Your task is to count the lines of the entries below that include the word "seaborn" and to give only the resulting number.

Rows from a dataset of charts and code
• • • • •

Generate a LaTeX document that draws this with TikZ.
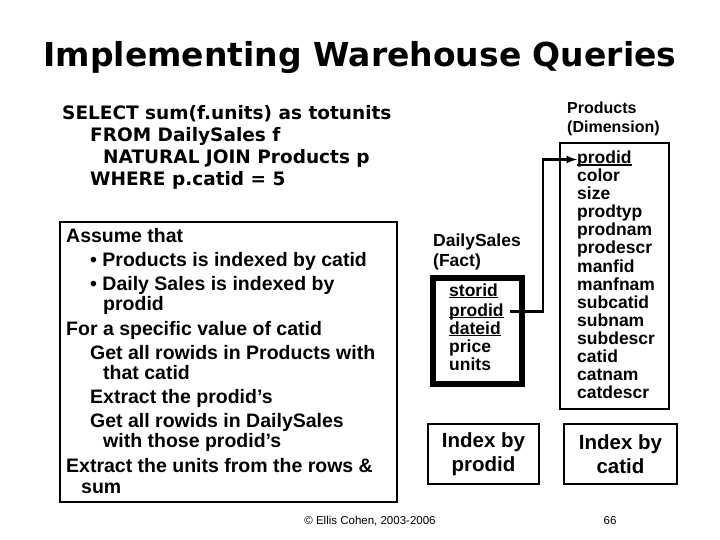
\documentclass[tikz,border=0pt]{standalone}
\usepackage{fontspec}
\setmainfont{Liberation Sans}
\newfontfamily\dv{DejaVu Sans}
\newcommand\myul[1]{\setbox0\hbox{#1}\rlap{\rule[-1.8pt]{\wd0}{1.3pt}}\box0}
\begin{document}
\begin{tikzpicture}[x=1pt,y=-1pt,
  lt/.style={anchor=base west,inner sep=0pt,font=\bfseries\fontsize{19.5}{21}\selectfont},
  pt/.style={anchor=base west,inner sep=0pt,font=\bfseries\fontsize{17.5}{19}\selectfont},
  sq/.style={anchor=base west,inner sep=0pt,font=\dv\bfseries\fontsize{18.5}{20}\selectfont},
  box/.style={draw,line width=3pt}]
\useasboundingbox (0,0) rectangle (720,540);
\node[inner sep=0pt,font=\dv\bfseries\fontsize{33}{36}\selectfont] (title) at (360,58) {Implementing Warehouse Queries};
\node[sq] (s1) at (62,120) {SELECT sum(f.units) as totunits};
\node[sq] (s2) at (90,142) {FROM DailySales f};
\node[sq] (s3) at (103,164) {NATURAL JOIN Products p};
\node[sq] (s4) at (90,186) {WHERE p.catid = 5};
\draw[line width=2.5pt] (60,222) rectangle (397,502);
\foreach \t/\x/\y [count=\i] in {Assume that/66/242, {• Products is indexed by catid}/90/266, {• Daily Sales is indexed by}/90/290, prodid/103/310, For a specific value of catid/66/335, Get all rowids in Products with/90/359, that catid/103/379, Extract the prodid's/90/403, Get all rowids in DailySales/90/427, with those prodid's/103/447, {Extract the units from the rows \&}/66/472, sum/81/493}
  \node[lt] (l\i) at (\x,\y) {\t};
\node[pt] (dsl) at (433,247) {DailySales};
\node[pt] (dsf) at (433,266) {(Fact)};
\draw[line width=6pt] (433,278) rectangle (522,384);
\node[pt] (d1) at (449,296) {\myul{storid}};
\node[pt] (d2) at (449,316) {\myul{prodid}};
\node[pt] (d3) at (449,334) {\myul{dateid}};
\node[pt] (d4) at (449,352) {price};
\node[pt] (d5) at (449,370) {units};
\node[pt,font=\bfseries\fontsize{16}{18}\selectfont] (pl) at (567,114) {Products};
\node[pt,font=\bfseries\fontsize{16}{18}\selectfont] (pd) at (567,133) {(Dimension)};
\draw[line width=2.5pt] (560,143) rectangle (669,409);
\node[pt] (p1) at (577,164) {\myul{prodid}};
\foreach \t [count=\i from 2] in {color,size,prodtyp,prodnam,prodescr,manfid,manfnam,subcatid,subnam,subdescr,catid,catnam,catdescr}
  \node[pt] (p\i) at (577,164+18*\i-18) {\t};
\coordinate (bend) at (543,0);
\draw[line width=2.5pt,-latex] (d2.east)+(6,0) -- (bend |- d2.east) -- (bend |- p1.west) -- (p1.west);
\draw[line width=2.5pt] (428,424) rectangle (539,484);
\node[align=center,inner sep=0pt,font=\bfseries\fontsize{20.5}{24}\selectfont] (ip) at (483.5,454) {Index by\\prodid};
\draw[line width=2.5pt] (564,424) rectangle (677,484);
\node[align=center,inner sep=0pt,font=\bfseries\fontsize{20.5}{24}\selectfont] (ic) at (620.5,454) {Index by\\catid};
\node[inner sep=0pt,font=\fontsize{11.5}{13}\selectfont] (foot) at (370,521) {© Ellis Cohen, 2003-2006};
\node[inner sep=0pt,font=\fontsize{11.5}{13}\selectfont] (pg) at (610,521) {66};
\end{tikzpicture}
\end{document}
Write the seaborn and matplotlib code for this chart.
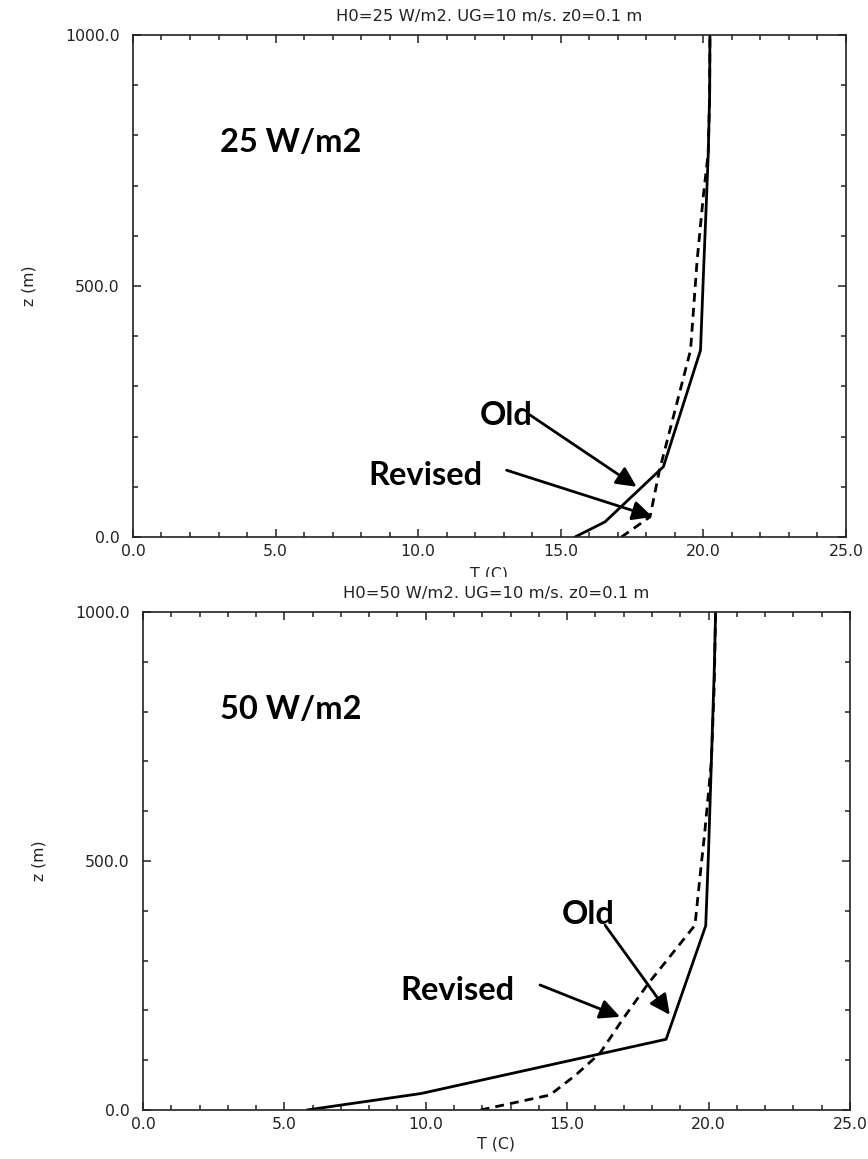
import matplotlib
matplotlib.use("Agg")
import matplotlib.pyplot as plt
import seaborn as sns
from matplotlib.ticker import MultipleLocator, FixedLocator
from matplotlib.transforms import Bbox, TransformedBbox

# ---- profile data: height z (m) and temperature T (C) ----
z_old_25 = [0, 30, 140, 372, 520, 660, 760, 880, 1000]
t_old_25 = [15.5, 16.55, 18.6, 19.9, 20.0, 20.1, 20.17, 20.22, 20.23]
z_rev_25 = [0, 40, 130, 372, 550, 680, 765, 880, 1000]
t_rev_25 = [17.13, 18.13, 18.45, 19.55, 19.78, 20.0, 20.17, 20.22, 20.23]

z_old_50 = [0, 33, 142, 370, 520, 700, 880, 1000]
t_old_50 = [5.8, 9.83, 18.5, 19.9, 20.0, 20.1, 20.2, 20.25]
z_rev_50 = [0, 30, 70, 114, 185, 254, 371, 470, 560, 700, 850, 1000]
t_rev_50 = [11.94, 14.39, 15.3, 16.16, 17.0, 17.87, 19.52, 19.7, 19.87, 20.1, 20.2, 20.25]

titles = ["H0=25 W/m2. UG=10 m/s. z0=0.1 m", "H0=50 W/m2. UG=10 m/s. z0=0.1 m"]
flux_labels = ["25 W/m2", "50 W/m2"]
x_ticks = [0, 5, 10, 15, 20, 25]
y_ticks = [0, 500, 1000]

sns.set_theme(style="white")
plt.rcParams["font.family"] = ["DejaVu Sans"]

fig = plt.figure(figsize=(8.68, 11.59), dpi=100)
fig.patch.set_facecolor("white")
ax1 = fig.add_axes([0.1532, 0.5367, 0.8214, 0.4331])
ax2 = fig.add_axes([0.1647, 0.0423, 0.8145, 0.4297])

tick_font = dict(family="DejaVu Sans", size=11.3, color="#222222")
title_font = dict(family="DejaVu Sans", size=11.8, color="#222222")
bold_font = dict(family="Lato", weight="bold", size=23.5, color="black")
arrow_kw = dict(arrowstyle="-|>,head_length=0.45,head_width=0.22",
                mutation_scale=27, lw=2.0, color="black", shrinkA=0, shrinkB=0)


def style_axes(ax, title):
    ax.set_xlim(0, 25)
    ax.set_ylim(0, 1000)
    ax.xaxis.set_major_locator(FixedLocator(x_ticks))
    ax.yaxis.set_major_locator(FixedLocator(y_ticks))
    ax.xaxis.set_minor_locator(MultipleLocator(1))
    ax.yaxis.set_minor_locator(MultipleLocator(100))
    ax.set_xticklabels([f"{v:.1f}" for v in x_ticks], fontdict=tick_font)
    ax.set_yticklabels([f"{v:.1f}" for v in y_ticks], fontdict=tick_font)
    ax.tick_params(which="both", direction="in", top=True, right=True,
                   bottom=True, left=True, color="#222222", width=1.1)
    ax.tick_params(which="major", length=6)
    ax.tick_params(which="minor", length=3.5)
    ax.tick_params(axis="x", which="major", pad=5)
    ax.tick_params(axis="y", which="major", pad=9.5)
    for sp in ax.spines.values():
        sp.set_color("#222222")
        sp.set_linewidth(1.2)
        sp.set_visible(True)
    ax.set_title(title, fontdict=title_font, pad=10)
    ax.set_xlabel("T (C)", fontdict=tick_font)
    ax.set_ylabel("z (m)", fontdict=tick_font)
    ax.xaxis.label.set_verticalalignment("top")
    ax.grid(False)


def draw_profiles(ax, t_old, z_old, t_rev, z_rev):
    sns.lineplot(x=t_old, y=z_old, sort=False, estimator=None, ax=ax,
                 color="black", lw=2.0, linestyle="-")
    sns.lineplot(x=t_rev, y=z_rev, sort=False, estimator=None, ax=ax,
                 color="black", lw=2.0, linestyle=(0, (3.2, 2.2)))


# upper panel: 25 W/m2
draw_profiles(ax1, t_old_25, z_old_25, t_rev_25, z_rev_25)
style_axes(ax1, titles[0])
ax1.xaxis.set_label_coords(0.5, -0.058)
ax1.yaxis.set_label_coords(-0.136, 0.5)
ax1.text(3.05, 790, flux_labels[0], ha="left", va="center_baseline", fontdict=bold_font)
ax1.text(12.17, 247, "Old", ha="left", va="center_baseline", fontdict=bold_font)
ax1.text(12.27, 127, "Revised", ha="right", va="center_baseline", fontdict=bold_font)
ax1.annotate("", xy=(17.66, 100), xytext=(13.92, 243), arrowprops=arrow_kw)
ax1.annotate("", xy=(18.22, 40), xytext=(13.1, 133), arrowprops=arrow_kw)

# the lower panel overlaps the bottom of the upper axis label
clip = TransformedBbox(Bbox([[0, (1159 - 577) / 1159], [1, 1]]), fig.transFigure)
ax1.xaxis.label.set_clip_box(clip)
ax1.xaxis.label.set_clip_on(True)

# lower panel: 50 W/m2
draw_profiles(ax2, t_old_50, z_old_50, t_rev_50, z_rev_50)
style_axes(ax2, titles[1])
ax2.xaxis.set_label_coords(0.5, -0.054)
ax2.yaxis.set_label_coords(-0.137, 0.5)
ax2.text(2.72, 810, flux_labels[1], ha="left", va="center_baseline", fontdict=bold_font)
ax2.text(14.82, 398, "Old", ha="left", va="center_baseline", fontdict=bold_font)
ax2.text(13.15, 245, "Revised", ha="right", va="center_baseline", fontdict=bold_font)
ax2.annotate("", xy=(18.63, 191), xytext=(16.34, 371), arrowprops=arrow_kw)
ax2.annotate("", xy=(16.87, 187), xytext=(14.04, 251), arrowprops=arrow_kw)

fig.savefig("out.png", dpi=100, facecolor="white")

• • • • •

_CORRECT RESULT_.
2